0.41.0

Full-Text Search🔗

Fulltext search is optional and provided by external systems. There are currently Apache SOLR and PostgreSQL's text search available.

You can enable and configure the fulltext search backends as described below and then choose the backend:

full-text-search {
  enabled = true
  # Which backend to use, either solr or postgresql
  backend = "solr"
  …
}

All docspell components must provide the same fulltext search configuration.

The features provided for full text search depends on the backend. Docspell only hands the query to the backend and thus content queries may not work across different fulltext search backends.

SOLR🔗

Apache SOLR can be used to provide the full-text search. This is defined in the full-text-search.solr subsection:

...
  full-text-search {
    ...
    solr = {
      url = "http://localhost:8983/solr/docspell"
    }
  }

The default configuration contains more information about each setting.
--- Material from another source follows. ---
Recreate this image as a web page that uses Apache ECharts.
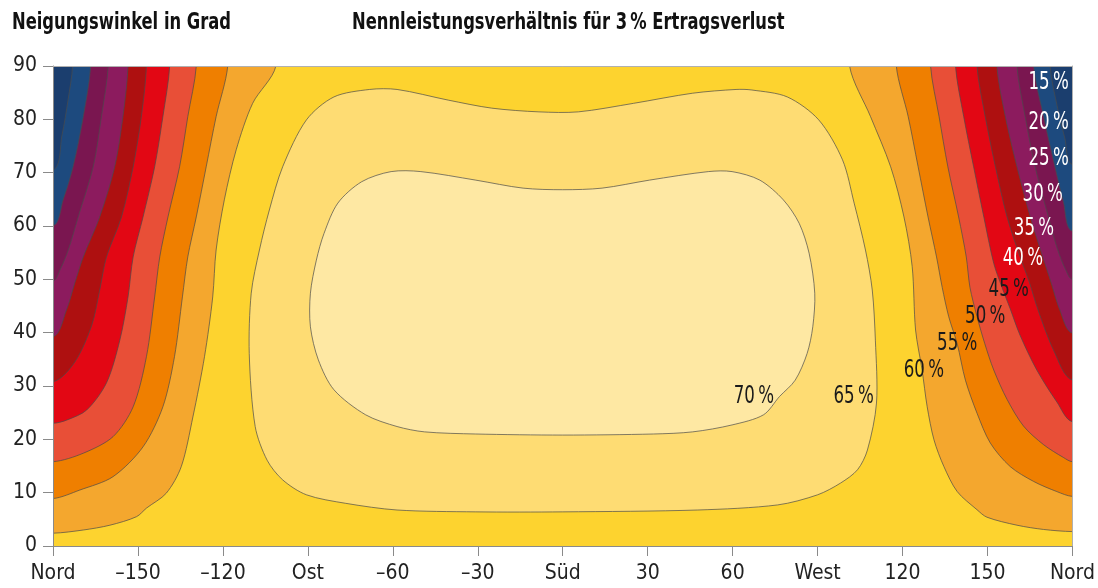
<!DOCTYPE html>
<html>
<head>
<meta charset="utf-8">
<script src="https://cdn.jsdelivr.net/npm/echarts@6/dist/echarts.min.js"></script>
<style>
html,body{margin:0;padding:0;background:#ffffff;}
#chart{width:1098px;height:588px;}
</style>
</head>
<body>
<div id="chart"></div>
<script>
// ---------- data (azimuth in degrees, tilt in degrees) ----------
const xTickValues = [-180,-150,-120,-90,-60,-30,0,30,60,90,120,150,180];
const xTickLabels = ['Nord','\u2013150','\u2013120','Ost','\u201360','\u201330','Süd','30','60','West','120','150','Nord'];

// contour lines bounding the two northern corners (West = left, East = right)
const c20W = [[-173.1,90],[-174.7,83.6],[-176.8,77.1],[-180,70.5]];
const c20E = [[172.1,90],[174.8,82],[177.3,76.5],[180,71.5]];
const c25W = [[-166.7,90],[-169.3,80.5],[-172.9,71.1],[-176.4,64.9],[-180,60]];
const c25E = [[166.3,90],[169.8,80.5],[173.8,71.1],[176.8,64.5],[180,59]];
const c30W = [[-160.5,90],[-162.9,80.5],[-165.8,71.1],[-171.1,61.7],[-174.6,55.5],[-177.5,51.8],[-180,49.7]];
const c30E = [[160.4,90],[163.3,80.5],[166.8,71.1],[171.5,61.7],[174.8,55.5],[177.6,51.8],[180,50]];
const c35W = [[-153.5,90],[-155.3,80.5],[-158.2,71.1],[-163.5,61.7],[-169.3,54.2],[-172.3,49.3],[-175.2,44.3],[-180,39.2]];
const c35E = [[153.3,90],[156.3,80.5],[160.4,71.1],[165.1,61.7],[169.5,54.2],[172.5,49.3],[175.5,44.3],[180,39.9]];
const c40W = [[-147,90],[-148.8,80.5],[-151.7,71.1],[-155.8,61.7],[-161.1,54.2],[-163.5,48],[-166.3,41.4],[-172.3,34.5],[-180,30.8]];
const c40E = [[146.3,90],[149.2,80.5],[152.8,71.1],[156.9,61.7],[161.5,54.2],[164.5,49.9],[168,44],[173.5,36.5],[180,31.1]];
const c45W = [[-138.8,90],[-141.2,80.5],[-144.1,71.1],[-148.2,61.7],[-151.7,54.2],[-153.5,46.7],[-156.4,38.6],[-161.1,30.6],[-168.1,25.5],[-175.2,23.6],[-180,23]];
const c45E = [[138.7,90],[141.6,80.5],[145.1,71.1],[148.7,61.7],[152.2,53],[155.1,48.5],[158,44.5],[161.5,39.5],[167.4,33],[174.5,27],[180,23.3]];
const c50W = [[-129.4,90],[-132.4,80.5],[-135.3,71.1],[-139.4,61.7],[-142.3,54.2],[-144.1,46.7],[-147,35.5],[-151.7,26.1],[-158.8,20.5],[-169.3,17.4],[-180,15.8]];
const c50E = [[129.9,90],[132.9,80.5],[136,71.1],[139.8,61.7],[142.5,54.2],[143.8,48.5],[146.3,43],[149,38],[152.2,33],[156.9,27.5],[162.7,22.5],[169.8,19],[176.8,16.6],[180,15.8]];
const c55W = [[-118.3,90],[-122.4,80.5],[-125.9,71.1],[-129.4,61.7],[-132.4,54.2],[-134.3,46.7],[-137.1,35.5],[-141.2,26.1],[-148.2,18.6],[-158.8,13],[-170.5,10.5],[-180,8.9]];
const c55E = [[117.8,90],[122,80.5],[125.5,71.1],[129,61.7],[132,54.2],[134,48.5],[136.3,43],[139.3,37.9],[142.2,31.1],[146.3,24.9],[151,19.3],[158,14.9],[166.3,12.1],[174.5,10.2],[180,9.3]];
const c60W = [[-101.3,90],[-109.5,83],[-115.3,74.3],[-119.5,64.9],[-122.4,55.5],[-123.6,46.7],[-126.5,35.5],[-130.6,24.2],[-134.7,14.9],[-140,9.9],[-147,7.1],[-150.5,5.5],[-159.9,3.9],[-169.3,3],[-180,2.4]];
const c60E = [[101.3,90],[108.7,80.5],[115.8,71.1],[120.5,61.7],[123.4,52.4],[124.6,40.5],[126.9,33],[128.7,26.1],[131.1,19.9],[134.6,14.9],[139.3,10.2],[146.3,6.8],[149.8,5.4],[160.4,3.9],[169.8,3.1],[180,2.7]];

// closed contours in the southern centre
const c65 = [[-90.5,79.9],[-80.8,84.2],[-68.2,85.6],[-58.5,85.6],[-40.4,83.6],[-25.1,82.1],[-8.4,81.4],[5.5,81.4],[25,83],[45.9,84.9],[61.2,85.6],[66.8,85.5],[79.3,84.2],[90.4,79.9],[98.8,72.4],[102.9,64.3],[106.9,55.5],[109.3,48],[110.4,38.6],[110.8,26.8],[107.6,18],[104.1,14.3],[98.1,11.8],[90,9.6],[75.9,7.7],[47.7,6.75],[0,6.4],[-30.7,6.4],[-58.5,6.75],[-76.6,8],[-90.5,9.6],[-98.9,12.4],[-104.4,16.1],[-108.6,22.4],[-110.7,36.1],[-110,47.4],[-107.1,55.5],[-103.6,63],[-98.9,71.1]];
const c70 = [[-60.6,70.2],[-50.1,70.2],[-30.7,68.6],[-14,67.1],[0,66.8],[13.9,67.1],[30.6,68.6],[51.4,70.2],[59.8,70.2],[69.6,68.6],[77.9,64.9],[83.5,60.5],[87,54.9],[89,47.4],[88.3,41.1],[86.3,36.1],[82.1,31.1],[76.5,28],[70.9,24.6],[59.8,22.7],[45.9,21.4],[32,21],[0,20.8],[-30.7,21],[-48.8,21.4],[-58.5,22.4],[-69.6,24.6],[-80.8,29.3],[-86.3,34.9],[-89.1,41.1],[-89.1,47.4],[-87,53.6],[-84.3,58.6],[-79.4,64.3],[-71,68.3]];

// contour labels
const labelTexts = ['15\u2009%','20\u2009%','25\u2009%','30\u2009%','35\u2009%','40\u2009%','45\u2009%','50\u2009%','55\u2009%','60\u2009%','65\u2009%','70\u2009%'];
const labelAz    = [171.6,171.6,171.6,169.5,166.4,162.5,157.5,149.2,139.3,127.5,102.7,67.5];
const labelTilt  = [87,79.5,72.6,66,59.6,54,48.1,43,38,33,28.1,28.1];

// ---------- styles ----------
// bands: 15-20, 20-25, 25-30, 30-35, 35-40, 40-45, 45-50, 50-55, 55-60, 60-65, 65-70, >70
const bandColors = ['#1B3E6E','#1D4A7E','#7A1650','#8C1B5E','#AE1010','#E20714','#E84F37','#EF7F00','#F4A72E','#FDD32F','#FEDC73','#FEE8A3'];
const labelColors = ['#ffffff','#ffffff','#ffffff','#ffffff','#ffffff','#ffffff','#1a1a1a','#1a1a1a','#1a1a1a','#1a1a1a','#1a1a1a','#1a1a1a'];

const cornerPairs = [[60,c60W,c60E],[55,c55W,c55E],[50,c50W,c50E],[45,c45W,c45E],[40,c40W,c40E],[35,c35W,c35E],[30,c30W,c30E],[25,c25W,c25E],[20,c20W,c20E]];
const shapes = [];
cornerPairs.forEach(function(p){
  const col = bandColors[(p[0]-20)/5];
  shapes.push({kind:'W', line:p[1], color:col});
  shapes.push({kind:'E', line:p[2], color:col});
});
shapes.push({kind:'C', line:c65, color:bandColors[10]});
shapes.push({kind:'C', line:c70, color:bandColors[11]});

function renderItem(params, api){
  const s = shapes[params.dataIndex];
  const cs = params.coordSys;
  const pts = s.line.map(function(p){ return api.coord(p); });
  let poly = pts;
  const out = 80;
  if (s.kind === 'W') {
    const f = pts[0], l = pts[pts.length-1];
    poly = pts.concat([[cs.x-out, l[1]],[cs.x-out, cs.y-out],[f[0], cs.y-out]]);
  } else if (s.kind === 'E') {
    const f = pts[0], l = pts[pts.length-1];
    poly = pts.concat([[cs.x+cs.width+out, l[1]],[cs.x+cs.width+out, cs.y-out],[f[0], cs.y-out]]);
  }
  return {
    type:'polygon',
    shape:{points:poly, smooth:0.3},
    style:{fill:s.color, stroke:'#4a4a4a', lineWidth:0.7}
  };
}

const FONT = '"DejaVu Sans Condensed", "Liberation Sans Narrow", sans-serif';

function renderLabel(params, api){
  const i = params.dataIndex;
  const pt = api.coord([api.value(0), api.value(1)]);
  return {
    type:'text', x:pt[0], y:pt[1], scaleX:0.74,
    style:{text:labelTexts[i], fill:labelColors[i], font:'25px ' + FONT, textAlign:'center', textVerticalAlign:'middle'}
  };
}

const chart = echarts.init(document.getElementById('chart'), null, {renderer:'canvas'});
chart.setOption({
  animation:false,
  backgroundColor:'#ffffff',
  graphic:[
    {type:'text', x:12, y:12, scaleX:0.79, style:{text:'Neigungswinkel in Grad', font:'bold 23px ' + FONT, fill:'#111', textVerticalAlign:'top'}},
    {type:'text', x:352, y:12, scaleX:0.79, style:{text:'Nennleistungsverhältnis für 3\u2009% Ertragsverlust', font:'bold 23px ' + FONT, fill:'#111', textVerticalAlign:'top'}}
  ],
  grid:{left:53, right:22, top:66, bottom:42, show:true, backgroundColor:bandColors[9], borderWidth:0},
  xAxis:[
    {type:'value', min:-180, max:180, interval:30, z:10,
     axisLine:{show:true, onZero:false, lineStyle:{color:'#8a8a8a', width:1}},
     axisTick:{show:true, length:10, lineStyle:{color:'#8a8a8a'}},
     splitLine:{show:false},
     axisLabel:{margin:17, fontFamily:FONT, fontSize:21, color:'#222',
       formatter:function(v){ const i = xTickValues.indexOf(v); return i>=0 ? xTickLabels[i] : ''; }}},
    {type:'value', min:-180, max:180, position:'top', z:10,
     axisLine:{show:true, onZero:false, lineStyle:{color:'#b0b0b0', width:1}},
     axisTick:{show:false}, axisLabel:{show:false}, splitLine:{show:false}}
  ],
  yAxis:[
    {type:'value', min:0, max:90, interval:10, z:10,
     axisLine:{show:true, onZero:false, lineStyle:{color:'#8a8a8a', width:1}},
     axisTick:{show:true, length:10, lineStyle:{color:'#8a8a8a'}},
     splitLine:{show:false},
     axisLabel:{margin:16, fontFamily:FONT, fontSize:21, color:'#222'}},
    {type:'value', min:0, max:90, position:'right', z:10,
     axisLine:{show:true, onZero:false, lineStyle:{color:'#b0b0b0', width:1}},
     axisTick:{show:false}, axisLabel:{show:false}, splitLine:{show:false}}
  ],
  series:[
    {type:'custom', renderItem:renderItem, clip:true, z:2,
     xAxisIndex:0, yAxisIndex:0,
     encode:{x:0, y:1},
     data:shapes.map(function(s,i){ return [0,45,i]; }),
     silent:true},
    {type:'custom', renderItem:renderLabel, z:5,
     xAxisIndex:0, yAxisIndex:0,
     encode:{x:0, y:1},
     data:labelTexts.map(function(t,i){ return [labelAz[i], labelTilt[i]]; }),
     silent:true}
  ]
});
</script>
</body>
</html>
The solr.url is the mandatory setting that you need to change to point to your SOLR instance. Then you need to set the enabled flag to true.

When installing docspell manually, just install solr and create a core as described in the solr documentation. That will provide you with the connection url (the last part is the core name). If Docspell detects an empty core it will run a schema setup on start automatically.

The full-text-search.solr options must be the same for joex and the restserver.

Sometimes it is necessary to re-create the entire index, for example if you upgrade SOLR or delete the core to provide a new one (see here for details). Another way is to restart docspell (while clearing the index). If docspell detects an empty index at startup, it will submit a task to build the index automatically.

Note that a collective can also re-index their data using a similiar endpoint; but this is only deleting their data and doesn't do a full re-index.

The solr index doesn't contain any new information, it can be regenerated any time using the above REST call. Thus it doesn't need to be backed up.

PostgreSQL🔗

PostgreSQL provides many additional features, one of them is text search. Docspell can utilize this to provide the fulltext search feature. This is especially useful, if PostgreSQL is used as the primary database for docspell.

You can choose to use the same database or separate connection. The fulltext search will create a single table ftspsql_search that holds all necessary data. When doing backups, you can exclude this table as it can be recreated from the primary data any time.

The configuration is placed inside full-text-search:

full-text-search {
  …
  postgresql = {
    use-default-connection = false

    jdbc {
      url = "jdbc:postgresql://server:5432/db"
      user = "pguser"
      password = ""
    }

    pg-config = {
    }
    pg-query-parser = "websearch_to_tsquery"
    pg-rank-normalization = [ 4 ]
  }
}

The flag use-default-connection can be set to true if you use PostgreSQL as the primary db to have it also used for the fulltext search. If set to false, the subsequent jdbc block defines the connection to the postgres database to use.

It follows some settings to tune PostgreSQL's text search feature. Please visit their documentation for all the details.

  • pg-config: this is an optional mapping from document languages as used in Docspell to a PostgreSQL text search configuration. Not all languages are equally well supported out of the box. You can create your own text search config in PostgreSQL and then define it in this map for your language. For example:

    pg-config = {
      english = "my-english"
      german = "my-german"
    }
    

    By default, the predefined configs are used for some lanugages and otherwise fallback to simple.

    If you change this setting, you must re-index everything.

  • pg-query-parser: the parser applied to the fulltext query. By default it is websearch_to_tsquery. (relevant doc link)

  • pg-rank-normalization: this is used to tweak rank calculation that affects the order of the elements returned from a query. It is an array of numbers out of 1, 2, 4, 8, 16 or 32. (relevant doc link)

Re-create the index🔗

There is an admin route that allows to re-create the entire index (for all collectives). This is possible via a call:

$ curl -XPOST -H "Docspell-Admin-Secret: test123" http://localhost:7880/api/v1/admin/fts/reIndexAll

or use the cli:

dsc admin -a test123 recreate-index

Here the test123 is the key defined with admin-endpoint.secret. If it is empty (the default), this call is disabled (all admin routes). Otherwise, the POST request will submit a system task that is executed by a joex instance eventually.

Using this endpoint, the entire index (including the schema) will be re-created.